SDM Profiler Service¶
The Agoora profiler service takes a grpc stream of ProfileRequest
(id-string, json-string) as input and tries to do a
JSON decode. If successful pandas profiling is run against. It also gives the possibility to inspect a stream for its
quality (level of specification and integrity). For more information about data quality see here.
Configuration¶
Environment variables:
Environment variables | Default | Description |
---|---|---|
PROFILER_SERVER_PORT |
8089 | Port gRPC servers listens on |
PROFILER_TIMEOUT |
30 | Seconds until the profiling times out. On huge samples with lots of correlation the profiling takes too long otherwise. |
There are two ways to configure the pandas profiler:
- Put the config file at
config/pandas_config.yaml
. (/app/config/pandas_config.yaml
within the docker container) - Pass environment variables. Note that they are cast to lower case, single
_
to.
and__
to_
, where the.
are used to construct the config hierarchy.
Example: To change the number of samples displayed, which are set in the setting file at
samples:
head: 10
tail: 10
One can also set SAMPLES_HEAD=5
. The rule is simply a concatenation of the keys on different levels in yaml by an _
.
The defaults are set like this:
# Title of the document
title: "Pandas Profiling Report"
# Number of workers (0=multiprocessing.cpu_count())
pool_size: 1
# which diagrams to show
missing_diagrams:
bar: False
matrix: False
heatmap: False
dendrogram: False
interactions:
continuous: False
correlations:
pearson:
calculate: False
spearman:
calculate: False
kendall:
calculate: False
phi_k:
calculate: False
cramers:
calculate: False
recoded:
calculate: False
check_recoded: False
html:
# Styling options for the HTML report
style:
full_width: True
navbar_show: False
Reference pandas profiling for more details on configuration.
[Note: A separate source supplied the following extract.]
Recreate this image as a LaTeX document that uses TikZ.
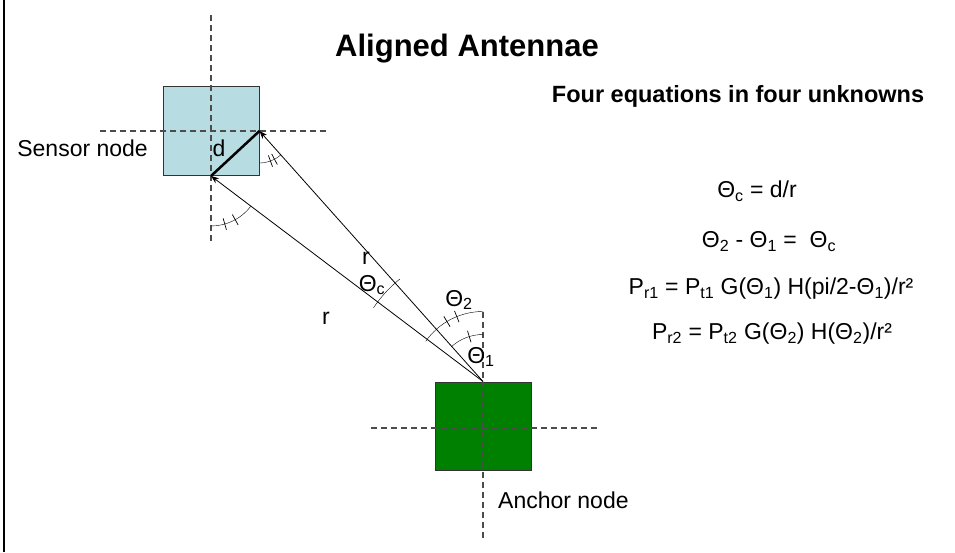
\documentclass[tikz,border=0pt]{standalone}
\usepackage{fontspec}
\setmainfont{Liberation Sans}
\usetikzlibrary{arrows.meta, positioning, calc}

\definecolor{sensorblue}{RGB}{183,221,227}
\definecolor{anchorgreen}{RGB}{0,128,0}

\tikzset{
    box/.style={draw=black!80, line width=1pt, minimum width=96pt, minimum height=89pt, inner sep=0pt},
    axis/.style={black!70, line width=1.2pt, dash pattern=on 6pt off 4pt},
    ray/.style={-{Stealth[length=8pt,width=6pt]}, line width=0.8pt},
    lbl/.style={font=\fontsize{23}{27}\selectfont, inner sep=0pt},
    tick/.style={line width=0.7pt}
}

\begin{document}
\begin{tikzpicture}[x=1pt, y=1pt]
    \useasboundingbox (0,0) rectangle (955,552);
    % left border
    \draw[line width=2pt] (4,0) -- (4,552);

    % Titles
    \node[font=\fontsize{31}{37}\selectfont\bfseries, inner sep=0pt, anchor=base] (title) at (467,495) {Aligned Antennae};
    \node[font=\fontsize{23.5}{28}\selectfont\bfseries, inner sep=0pt, anchor=base] (subtitle) at (738,449) {Four equations in four unknowns};

    % Sensor node
    \node[box, fill=sensorblue] (sensor) at (211,421) {};
    \draw[axis] (211,537) -- (211,309);
    \draw[axis] (100,421) -- (328,421);
    \node[lbl, anchor=base east] (sensorlbl) at (148,395) {Sensor node};

    % Anchor node
    \node[box, fill=anchorgreen, minimum height=88pt] (anchor) at (483,126) {};
    \draw[axis] (483,240) -- (483,13);
    \draw[axis] (371,124) -- (600,124);
    \node[lbl, anchor=base west] (anchorlbl) at (498,44) {Anchor node};

    % d and the two rays
    \draw[line width=2.5pt] (sensor.south) -- (sensor.east);
    \draw[ray] (anchor.north) -- (sensor.east);
    \draw[ray] (anchor.north) -- (sensor.south);
    \node[lbl] (dlbl) at (219,404) {d};
    \node[lbl] (rup) at (366,294) {r};
    \node[lbl] (rlow) at (326,234) {r};

    % Angles at the anchor
    \draw ($(anchor.north)+(90:70)$) arc[start angle=90, end angle=145, radius=70pt];
    \foreach \a in {112,121}
        \draw[tick] ($(anchor.north)+(\a:64)$) -- ($(anchor.north)+(\a:76)$);
    \draw ($(anchor.north)+(90:47)$) arc[start angle=90, end angle=132, radius=47pt];
    \draw[tick] ($(anchor.north)+(107:41)$) -- ($(anchor.north)+(107:53)$);
    \draw ($(anchor.north)+(129:132)$) arc[start angle=129, end angle=146, radius=132pt];
    \node[lbl] (thc) at (372,267) {Θ\textsubscript{c}};
    \node[lbl] (th2) at (459,252) {Θ\textsubscript{2}};
    \node[lbl] (th1) at (481,195) {Θ\textsubscript{1}};

    % Angles at the sensor
    \draw ($(sensor.east)+(-90:32)$) arc[start angle=-90, end angle=-48, radius=32pt];
    \foreach \a in {-70,-62}
        \draw[tick] ($(sensor.east)+(\a:26)$) -- ($(sensor.east)+(\a:38)$);
    \draw ($(sensor.south)+(-90:50)$) arc[start angle=-90, end angle=-37, radius=50pt];
    \foreach \a in {-74,-61}
        \draw[tick] ($(sensor.south)+(\a:44)$) -- ($(sensor.south)+(\a:56)$);

    % Equations
    \node[lbl, anchor=base] (eqa) at (757,354) {Θ\textsubscript{c} = d/r};
    \node[lbl, anchor=base] (eqb) at (769,304) {Θ\textsubscript{2} - Θ\textsubscript{1} =\ \ Θ\textsubscript{c}};
    \node[lbl, anchor=base] (eqc) at (771,257) {P\textsubscript{r1} = P\textsubscript{t1} G(Θ\textsubscript{1}) H(pi/2-Θ\textsubscript{1})/r²};
    \node[lbl, anchor=base] (eqd) at (772,212) {P\textsubscript{r2} = P\textsubscript{t2} G(Θ\textsubscript{2}) H(Θ\textsubscript{2})/r²};
\end{tikzpicture}
\end{document}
See config_default.yaml
API¶
See proto files:
syntax = "proto3";
package io.spoud.sdm.profiler.v1alpha1;
option java_package = "io.spoud.sdm.profiler.service.v1alpha1";
option java_multiple_files = true;
import "profiler/domain/v1alpha1/domain.proto";
service Profiler {
rpc ProfileDataStream (stream ProfileRequest) returns (stream ProfileDataStreamResponse);
rpc InspectQuality (stream InspectionRequest) returns (InspectionDataStreamResponse);
}
message ProfileRequest {
string request_id = 1;
string json_data = 2;
}
message ProfileDataStreamResponse {
oneof response {
io.spoud.sdm.profiler.domain.v1alpha1.Meta meta = 1;
string profile = 2;
}
}
message InspectionRequest {
string samples_json = 1;
string schema_json = 2;
bool is_schema_inferred = 3;
}
message InspectionDataStreamResponse {
oneof response {
io.spoud.sdm.profiler.domain.v1alpha1.QualityMetrics metric = 1;
io.spoud.sdm.profiler.domain.v1alpha1.InspectionError error = 2;
}
}
Test connectivity by GRPCC request¶
To send a sample request to the service with GRPCC run:
grpcc --proto proto/profiler/service/v1alpha1/profiler.proto --address localhost:8089 -i
Within the grpcc command line run:
let em
em = client.profile(pr)
em.write({id: '1', json_data: '{"x": 0, "y": 2 }'})
em.write({id: '1', json_data: '{"x": 0, "y": 2 }'})
em.write({id: '1', json_data: '{"x": 0, "y": 2 }'})
em.write({id: '1', json_data: '{"x": 0, "y": 2 }'})
em.end()
// here the output will be dumped in a few seconds...
Data quality inspection¶
At the moment only attribute quality is implemented. So the data will only be validated on attribute level and no row (e.g. conditional logic between fields) or set (e.g. distribution, continuity) metrics are implemented. The design however should be open for extension and additional metrics can be implemented.
For attribute quality the following semantics have been defined:
Attribute quality¶
This is the composite metric of integrity and specification because the quality of data only implies corresponding expectations, respectively specifications. In the current implementation attribute quality weights both integrity and specification equally.
Attribute specification¶
Attribute specification measures how precisely the expectations of the schema (e.g. type, min, max) are. The expectations can be defined on numbers and strings separately:
Numbers¶
- 0%: no type is specified
- 50%: type is specified
- 75%: type and minimum or maximum is specified
- 100%: type and both minimum and maximum is specified
Strings¶
- 0%: no type is specified
- 50%: type is specified
- 100%: type and a regex pattern is specified
Attribute integrity¶
Integrity evaluates how many of the samples are compliant with the specification.